Un momento especial fue el homenaje a tres grandes de la música cubana. Vicente Feliú, Noel Nicola y Pablo Milanés. Especial no sólo por el recordatorio, sino por la intimidad del momento. Con un formato minimalista él, junto a Niurka González y Malva Rodríguez, rindieron ese homenaje, en familia, a los autores de Créeme, Te perdono y Yolanda, tres temas que forman parte de la mejor tradición de la música latinoamericana.

No faltó el recordatorio a los amigos, a los ausentes, a esos uruguayos que de cierta manera también forman parte de su historia: Benedetti, Galeano, Viglietti y Zitarrosa.
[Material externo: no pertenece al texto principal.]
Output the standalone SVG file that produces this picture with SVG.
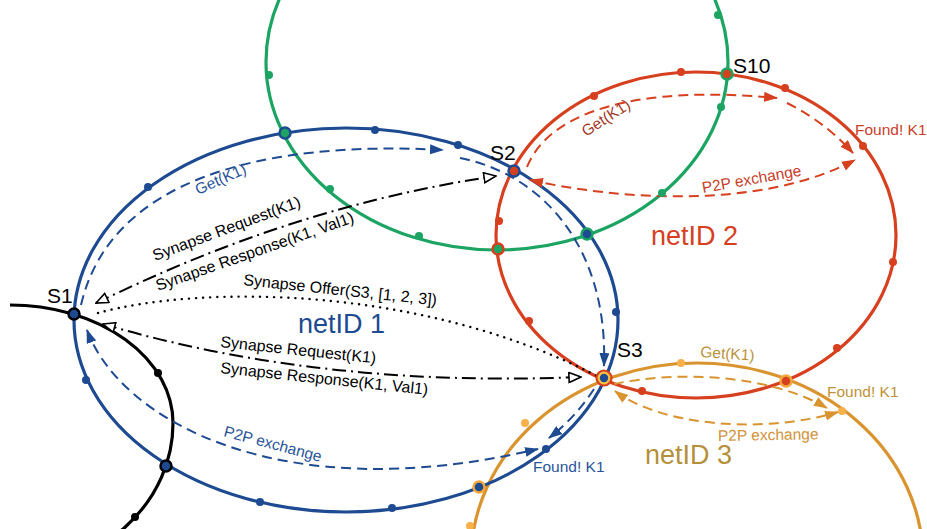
<svg xmlns="http://www.w3.org/2000/svg" width="927" height="529" viewBox="0 0 927 529">
<style>
.ring{fill:none;stroke-width:3.2}
.dash{fill:none;stroke-width:2;stroke-dasharray:10 6}
.dd{fill:none;stroke:#000;stroke-width:2;stroke-dasharray:14 5 2 5}
.dot{fill:none;stroke:#000;stroke-width:2.4;stroke-dasharray:0.1 7;stroke-linecap:round}
text{font-family:"Liberation Sans",Arial,sans-serif}
.lb{font-size:15.5px}
.sy{font-size:16px;fill:#000}
.sn{font-size:21px;fill:#000}
.net{font-size:27px}
.nd{stroke-width:2.5}
</style>
<defs>
<marker id="ab" viewBox="0 0 14 10" refX="13" refY="5" markerWidth="14" markerHeight="10" markerUnits="userSpaceOnUse" orient="auto-start-reverse"><path d="M0,0 L14,5 L0,10 z" fill="#1d4a91"/></marker>
<marker id="ar" viewBox="0 0 14 10" refX="13" refY="5" markerWidth="14" markerHeight="10" markerUnits="userSpaceOnUse" orient="auto-start-reverse"><path d="M0,0 L14,5 L0,10 z" fill="#d6401f"/></marker>
<marker id="ao" viewBox="0 0 14 10" refX="13" refY="5" markerWidth="14" markerHeight="10" markerUnits="userSpaceOnUse" orient="auto-start-reverse"><path d="M0,0 L14,5 L0,10 z" fill="#d9932f"/></marker>
<marker id="aw" viewBox="-1 -1 14 12" refX="12" refY="5" markerWidth="14" markerHeight="12" markerUnits="userSpaceOnUse" orient="auto-start-reverse"><path d="M0,0 L12,5 L0,10 z" fill="#fff" stroke="#000" stroke-width="1.6"/></marker>
</defs>
<rect width="927" height="529" fill="#fff"/>

<g id="rings">
<ellipse class="ring" cx="697" cy="560" rx="226" ry="197" stroke="#d9932f"/>
<ellipse class="ring" cx="497" cy="62" rx="231" ry="188" stroke="#1ba462"/>
<ellipse class="ring" cx="696" cy="235" rx="200" ry="163" stroke="#d6401f"/>
<ellipse class="ring" cx="346" cy="320" rx="272" ry="192" stroke="#1d4a91" stroke-width="3.5"/>
<path class="ring" d="M10,305 A163,118 0 0 1 173,423 A163,147 0 0 1 10,570" stroke="#000" stroke-width="3.4"/>
</g>

<g id="connectors">
<path class="dash" stroke="#1d4a91" d="M81,305 C110,180 260,140 443,150" marker-end="url(#ab)"/>
<path class="dash" stroke="#1d4a91" d="M460,158 C545,175 608,250 604,366" marker-end="url(#ab)"/>
<path class="dash" stroke="#1d4a91" d="M594,389 Q575,418 549,438" marker-end="url(#ab)"/>
<path class="dash" stroke="#1d4a91" d="M87,330 C120,420 280,510 538,449" marker-start="url(#ab)" marker-end="url(#ab)"/>
<path class="dd" d="M96,303 C160,273 300,205 496,176" marker-start="url(#aw)" marker-end="url(#aw)"/>
<path class="dot" d="M98,313 C200,285 420,285 597,376"/>
<path class="dd" d="M103,324 Q320,388 581,377" marker-start="url(#aw)" marker-end="url(#aw)"/>
<path class="dash" stroke="#d6401f" d="M527,167 C550,110 640,85 777,98" marker-end="url(#ar)"/>
<path class="dash" stroke="#d6401f" d="M787,103 Q825,122 853,153" marker-end="url(#ar)"/>
<path class="dash" stroke="#d6401f" d="M530,180 C620,200 760,210 855,160" marker-start="url(#ar)" marker-end="url(#ar)"/>
<path class="dash" stroke="#d9932f" d="M614,384 C680,370 770,375 827,408" marker-end="url(#ao)"/>
<path class="dash" stroke="#d9932f" d="M615,391 C660,425 760,435 838,412" marker-start="url(#ao)" marker-end="url(#ao)"/>
</g>

<g id="dots">
<g fill="#1d4a91">
<circle cx="148" cy="187" r="4"/><circle cx="375" cy="130" r="4"/><circle cx="458" cy="145" r="4"/>
<circle cx="616" cy="312" r="4"/><circle cx="546" cy="449" r="4"/><circle cx="392" cy="508" r="4"/>
<circle cx="260" cy="502" r="4"/><circle cx="86" cy="380" r="4"/>
</g>
<g fill="#1ba462">
<circle cx="269" cy="75" r="4"/><circle cx="330" cy="189" r="4"/><circle cx="419" cy="236" r="4"/>
<circle cx="662" cy="193" r="4"/><circle cx="721" cy="107" r="4"/><circle cx="718" cy="15" r="4"/>
</g>
<g fill="#d6401f">
<circle cx="499" cy="221" r="4"/><circle cx="529" cy="321" r="4"/><circle cx="594" cy="96" r="4"/>
<circle cx="681" cy="72" r="4"/><circle cx="785" cy="88" r="4"/><circle cx="863" cy="146" r="4"/>
<circle cx="893" cy="262" r="4"/><circle cx="837" cy="348" r="4"/><circle cx="642" cy="391" r="4"/>
</g>
<g fill="#f7b04a">
<circle cx="681" cy="363" r="4"/><circle cx="842" cy="411" r="4"/><circle cx="525" cy="423" r="4"/><circle cx="470" cy="526" r="4"/>
</g>
<g fill="#000">
<circle cx="158" cy="373" r="4"/><circle cx="135" cy="517" r="4"/>
</g>
</g>

<g id="node-S1"><circle class="nd" cx="74" cy="314" r="5.5" fill="#1d4a91" stroke="#000"/><text class="sn" x="47" y="303">S1</text></g>
<g id="node-S2"><circle class="nd" cx="514" cy="171" r="5.5" fill="#d6401f" stroke="#1d4a91"/><text class="sn" x="490" y="160">S2</text></g>
<g id="node-S3"><circle cx="604" cy="378" r="7.5" fill="#f6c445" stroke="#d6401f" stroke-width="2.2"/><circle cx="604" cy="378" r="4.2" fill="#1d4a91"/><text class="sn" x="617" y="357">S3</text></g>
<g id="node-S10"><circle class="nd" cx="727" cy="74" r="5.5" fill="#d6401f" stroke="#1ba462"/><text class="sn" x="733" y="73">S10</text></g>
<g id="node-x1"><circle class="nd" cx="166" cy="466" r="5.5" fill="#1d4a91" stroke="#000"/></g>
<g id="node-x2"><circle class="nd" cx="285" cy="133" r="5.5" fill="#1ba462" stroke="#1d4a91"/></g>
<g id="node-x3"><circle class="nd" cx="498" cy="249" r="5.5" fill="#1ba462" stroke="#d6401f"/></g>
<g id="node-x4"><circle class="nd" cx="587" cy="234" r="5.5" fill="#1d4a91" stroke="#1ba462"/></g>
<g id="node-x5"><circle class="nd" cx="786" cy="381" r="5.5" fill="#d6401f" stroke="#f2a83a"/></g>
<g id="node-x6"><circle class="nd" cx="479" cy="487" r="5.5" fill="#1d4a91" stroke="#f2a83a"/></g>

<g id="labels">
<text class="net" x="298" y="333" fill="#1d4a91">netID 1</text>
<text class="net" x="651" y="245" fill="#d6401f">netID 2</text>
<text class="net" x="645" y="464" fill="#b5903a">netID 3</text>
<text class="lb" x="198" y="195" fill="#2b559a" transform="rotate(-24 198 195)">Get(K1)</text>
<text class="lb" x="223" y="436" fill="#2b559a" transform="rotate(15 223 436)">P2P exchange</text>
<text class="lb" x="533" y="472" fill="#2b559a">Found! K1</text>
<text class="sy" x="155" y="261" transform="rotate(-20.5 155 261)">Synapse Request(K1)</text>
<text class="sy" x="158" y="291" transform="rotate(-19.3 158 291)">Synapse Response(K1, Val1)</text>
<text class="sy" x="243" y="285" transform="rotate(6 243 285)">Synapse Offer(S3, [1, 2, 3])</text>
<text class="sy" x="220" y="347" transform="rotate(6 220 347)">Synapse Request(K1)</text>
<text class="sy" x="220" y="373" transform="rotate(6 220 373)">Synapse Response(K1, Val1)</text>
<text class="lb" x="586" y="137" fill="#a23a2a" transform="rotate(-33 586 137)">Get(K1)</text>
<text class="lb" x="703" y="193" fill="#c8402a" transform="rotate(-10 703 193)">P2P exchange</text>
<text class="lb" x="855" y="135" fill="#c8402a">Found! K1</text>
<text class="lb" x="700" y="357" fill="#b8913a" transform="rotate(4 700 357)">Get(K1)</text>
<text class="lb" x="718" y="441" fill="#d0923a" transform="rotate(-1 718 441)">P2P exchange</text>
<text class="lb" x="827" y="397" fill="#c0913a">Found! K1</text>
</g>
</svg>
Uno de los instantes más memorables fue la lectura de uno de los poemas de Luis Rogelio Nogueras, Wichy el rojo, el autor del libro Cabeza de zanahoria, y de uno de los textos más hermosos de la poesía cubana, “Ama el cisne salvaje”. Wichy, el guionista de cine, el amigo. Con el texto, Silvio, sin consignas ni discursos de barricada, como saben hacer los poetas, deja clara su posición frente al atropello y la barbarie.
Recorro el camino que recorrieron cuatro millones de espectros.
Bajo mis botas, en la mustia, helada, tarde de otoño,
cruje dolorosamente la grava.
Es Auschwitz, la fábrica de horror
que la locura humana erigió a la gloria de la muerte,
es Auschwitz, estigma en el rostro sufrido de nuestra época.
Y ante los edificios desiertos,
ante las aceras electrificadas,
ante los galpones que guardan toneladas de cabellera humana
ante la herrumbrosa puerta del horno donde fueron incinerados padres e hijos,
amigos de amigos desconocidos,
esposas, hermanos,
niños que, en el último instante,
envejecieron millones de años.
Pienso en ustedes, judíos de Jerusalem y Jericó,
pienso en ustedes, hombres de la tierra de Sión,
que estupefactos, desnudos, ateridos
cantaron la hatikvah en las cámaras de gas;
pienso en ustedes y en vuestro largo y doloroso camino
desde las colinas de Judea
hasta los campos de concentración del III Reich.
Pienso en ustedes
y no acierto a comprender
cómo olvidaron tan pronto
el vaho del infierno.



Rachid López en la guitarra, Maikel Elizarde en el tres, Jorge Reyes en el contrabajo, Jorge Aragón en el piano, Emilio Vega en vibráfono y percusiones, Oliver Valdez en batería, junto a Niurka González en la flauta y el clarinete y Malva Rodríguez en el piano y voz, y todo el equipo de producción que lo acompaña, también fueron culpables de que esa noche fuese mágica.
En algún momento alguien gritó, “Silvio gracias por existir”, y tuve envidia porque me hubiese gustado decir eso mismo, gritarlo, escribirlo. Gracias Silvio, gracias. Esa noche en el Antel Arena supe que era dichoso por compartir el mismo tiempo y espacio con un hombre que tenía el talento de unir el continente con la canción.